Remember those AMD Bulldozer benchmarks we showed back in March from an early engineering sample that was published to OpenBenchmarking.org by one of AMD's partners months prior to the product launch? Well, since the consumer-grade Bulldozer chips are going to be out soon, AMD's partners are already supplying information on the AMD Trinity APUs that won't be launched until next year. The Linux performance appears quite competitive and there's also some new codenames and details to share.
This weekend while browsing OpenBenchmarking.org when deciding what features to work on next for this collaborative testing platform that's integrated into the Phoronix Test Suite, I stumbled upon more data from some engineering samples that were submitted in recent weeks. It happened to be just like the discovery of the dual-Interlagos results earlier this year -- when an AMD government partner was running the Phoronix Test Suite and knowingly decided to share their Linux benchmark results with the world using OpenBenchmarking.org. With Bulldozer now coming to market, AMD's partners are now already looking towards Trinity. From what I have found so far, the Trinity data at hand comes from two AMD partners this time and also one system that's even traced back to Sunnyvale, California.
Trinity is the Fusion successor to the recently launched Llano APUs. AMD has publicly acknowledged Trinity and said the new hardware will be available in 2012. They've also said that the performance is roughly 50% faster than Llano. The Trinity results I've seen under Linux have been impressive, but tough to compare to my current Llano hardware due to other hardware differences. The Catalyst graphics support seems a bit premature, but we're still months away from the actual Trinity launch. The compute performance is at least in order.

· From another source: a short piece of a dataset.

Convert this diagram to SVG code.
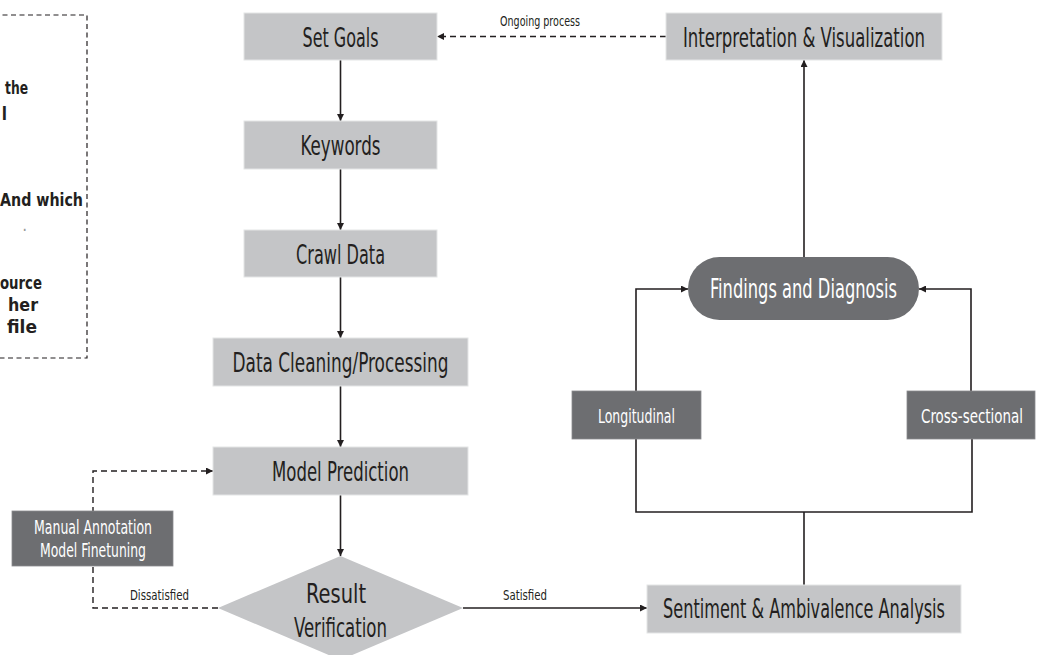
<svg xmlns="http://www.w3.org/2000/svg" width="1040" height="655" viewBox="0 0 1040 655">
  <style>
    .box { fill: #c4c5c7; stroke: #e4e5e6; stroke-width: 1; }
    .dark { fill: #6d6e71; stroke: #8a8b8e; stroke-width: 0.8; }
    .lbl { font-family: "DejaVu Sans Condensed", "DejaVu Sans", sans-serif; font-stretch: condensed; fill: #231f20; text-anchor: middle; }
    .big { font-size: 27px; }
    .mid { font-size: 19px; }
    .small { font-size: 14px; }
    .white { fill: #ffffff; }
    .note { font-family: "DejaVu Sans Condensed", "DejaVu Sans", sans-serif; font-stretch: condensed; font-weight: bold; font-size: 17px; fill: #231f20; text-anchor: end; }
    .line { fill: none; stroke: #231f20; stroke-width: 1.6; }
    .dash { fill: none; stroke: #231f20; stroke-width: 1.4; stroke-dasharray: 6 4; }
  </style>
  <defs>
    <marker id="arrow" viewBox="0 0 10 10" refX="10" refY="5" markerWidth="7" markerHeight="7" markerUnits="userSpaceOnUse" orient="auto">
      <path d="M0,0 L10,5 L0,10 z" fill="#231f20"/>
    </marker>
  </defs>
  <rect width="1040" height="655" fill="#ffffff"/>

  <!-- note box at the top left, clipped by the page edge -->
  <g id="note">
    <rect x="-40" y="15" width="127" height="343" fill="none" stroke="#231f20" stroke-width="1.2" stroke-dasharray="5 3.5"/>
    <text class="note" x="28" y="94" textLength="23" lengthAdjust="spacingAndGlyphs">the</text>
    <text class="note" x="7" y="120">l</text>
    <text class="note" x="83" y="206" textLength="83" lengthAdjust="spacingAndGlyphs">And which</text>
    <text class="note" x="27" y="231" style="font-weight:normal;fill:#9a9a9a">.</text>
    <text class="note" x="42" y="289" textLength="42" lengthAdjust="spacingAndGlyphs">ource</text>
    <text class="note" x="38" y="311" textLength="30" lengthAdjust="spacingAndGlyphs">her</text>
    <text class="note" x="37" y="333" textLength="30" lengthAdjust="spacingAndGlyphs">file</text>
  </g>

  <!-- connectors -->
  <g id="connectors">
    <path class="line" d="M340.5,60 V121" marker-end="url(#arrow)"/>
    <path class="line" d="M340.5,169 V230" marker-end="url(#arrow)"/>
    <path class="line" d="M340.5,277 V338" marker-end="url(#arrow)"/>
    <path class="line" d="M340.5,386 V447" marker-end="url(#arrow)"/>
    <path class="line" d="M340.5,495 V556" marker-end="url(#arrow)"/>
    <path class="line" d="M463,608 H647" marker-end="url(#arrow)"/>
    <path class="dash" d="M218,608 H93 V471 H213" marker-end="url(#arrow)"/>
    <path class="line" d="M804,585 V512"/>
    <path class="line" d="M636,439 V512 H972 V439"/>
    <path class="line" d="M636,391 V289 H688" marker-end="url(#arrow)"/>
    <path class="line" d="M971,391 V289 H919" marker-end="url(#arrow)"/>
    <path class="line" d="M804,257 V60" marker-end="url(#arrow)"/>
    <path class="dash" d="M666,36.5 H437" marker-end="url(#arrow)"/>
    <text class="lbl small" x="540" y="26" textLength="80" lengthAdjust="spacingAndGlyphs">Ongoing process</text>
    <text class="lbl small" x="159.5" y="600" textLength="59" lengthAdjust="spacingAndGlyphs">Dissatisfied</text>
    <text class="lbl small" x="525" y="600" textLength="44" lengthAdjust="spacingAndGlyphs">Satisfied</text>
  </g>

  <g id="set-goals">
    <rect class="box" x="244" y="13" width="193" height="47"/>
    <text class="lbl big" x="340.5" y="46.5" textLength="76" lengthAdjust="spacingAndGlyphs">Set Goals</text>
  </g>
  <g id="keywords">
    <rect class="box" x="244" y="121" width="193" height="48"/>
    <text class="lbl big" x="340.5" y="155" textLength="80" lengthAdjust="spacingAndGlyphs">Keywords</text>
  </g>
  <g id="crawl-data">
    <rect class="box" x="244" y="230" width="193" height="47"/>
    <text class="lbl big" x="340.5" y="263.5" textLength="89" lengthAdjust="spacingAndGlyphs">Crawl Data</text>
  </g>
  <g id="data-cleaning">
    <rect class="box" x="213" y="338" width="255" height="48"/>
    <text class="lbl big" x="340.5" y="372" textLength="216" lengthAdjust="spacingAndGlyphs">Data Cleaning/Processing</text>
  </g>
  <g id="model-prediction">
    <rect class="box" x="213" y="447" width="255" height="48"/>
    <text class="lbl big" x="340.5" y="481" textLength="137" lengthAdjust="spacingAndGlyphs">Model Prediction</text>
  </g>
  <g id="result-verification">
    <polygon points="340.5,556 463,608 340.5,660 218,608" fill="#c4c5c7"/>
    <text class="lbl big" x="336" y="603" textLength="60" lengthAdjust="spacingAndGlyphs">Result</text>
    <text class="lbl big" x="340.5" y="637" textLength="93" lengthAdjust="spacingAndGlyphs">Verification</text>
  </g>
  <g id="manual-annotation">
    <rect class="dark" x="12" y="511" width="161" height="55"/>
    <text class="lbl mid white" x="93" y="534" textLength="118" lengthAdjust="spacingAndGlyphs">Manual Annotation</text>
    <text class="lbl mid white" x="93" y="557" textLength="106" lengthAdjust="spacingAndGlyphs">Model Finetuning</text>
  </g>
  <g id="sentiment-analysis">
    <rect class="box" x="647" y="585" width="314" height="48"/>
    <text class="lbl big" x="804" y="618" textLength="282" lengthAdjust="spacingAndGlyphs">Sentiment &amp; Ambivalence Analysis</text>
  </g>
  <g id="longitudinal">
    <rect class="dark" x="572" y="391" width="129" height="48"/>
    <text class="lbl mid white" x="636.5" y="423" textLength="77" lengthAdjust="spacingAndGlyphs">Longitudinal</text>
  </g>
  <g id="cross-sectional">
    <rect class="dark" x="907" y="391" width="128" height="48"/>
    <text class="lbl mid white" x="972" y="423" textLength="102" lengthAdjust="spacingAndGlyphs">Cross-sectional</text>
  </g>
  <g id="findings">
    <rect x="688" y="257" width="231" height="63" rx="31.5" fill="#6d6e71"/>
    <text class="lbl big white" x="803.5" y="298" textLength="187" lengthAdjust="spacingAndGlyphs">Findings and Diagnosis</text>
  </g>
  <g id="interpretation">
    <rect class="box" x="666" y="13" width="276" height="47"/>
    <text class="lbl big" x="804" y="46.5" textLength="242" lengthAdjust="spacingAndGlyphs">Interpretation &amp; Visualization</text>
  </g>
</svg>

As far as why AMD and their partners are already publicly posting results, I really have no idea. When running the Phoronix Test Suite, sharing results is *always optional* and the user is prompted whether they would like to upload their results or not to OpenBenchmarking or opt-in to submitting system software/hardware details. All of the testing works fine without any Internet connectivity or sharing. Intel and the dozens of other IHVs using the Phoronix Test Suite on pre-production hardware have no problems, but AMD's partners working on engineering samples seem to treat testing in a haphazard manner and have no issues knowingly pushing out information early. (AMD GPG at least does their testing in a better manner, with having used my open-source testing infrastructure for several years.) Thank you though, since AMD rarely sends CPU samples to Phoronix.com [even though they're freely using software I've developed for Linux performance validation and automated testing], in order to supply compatibility information and benchmarks to the Linux community, I'm often waiting until I can buy the hardware or when granted remote SSH access to systems from others with early AMD hardware access. With careless (or perhaps just being very nice) AMD partners, there's already details for Linux users on Trinity.
One of the AMD Linux engineering systems for Trinity is running nicely even on Ubuntu 11.04 with the Linux 2.6.38 kernel. The CPU string is AMD Eng Sample 2M252057C4450_32/25/16_9900_609 and its graphics are the Trinity Devastator Mobile with 512MB of video memory and an AMD Pumori motherboard. The PCI ID on the Trinity Devastator appears to be 0x9900. This Trinity APU is quad-core and running at 2.50GHz. The current quad-core Llano offerings are clocked at 2.6GHz (A6-3650) and 2.9GHz (A8-3850), while this Trinity part is clocked slower, it's numbers are nice compared to my A8-3850 Linux system.
It appears that the graphics acceleration support for the Trinity Devastator is in place as of the fglrx 8.90 release stream. It's nice to see the Trinity APU working with Ubuntu 11.04, albeit on the proprietary driver. By the time Trinity is officially out, Ubuntu 12.04 LTS should be here and hopefully with mature support and perhaps some performance optimizations within the GCC compiler.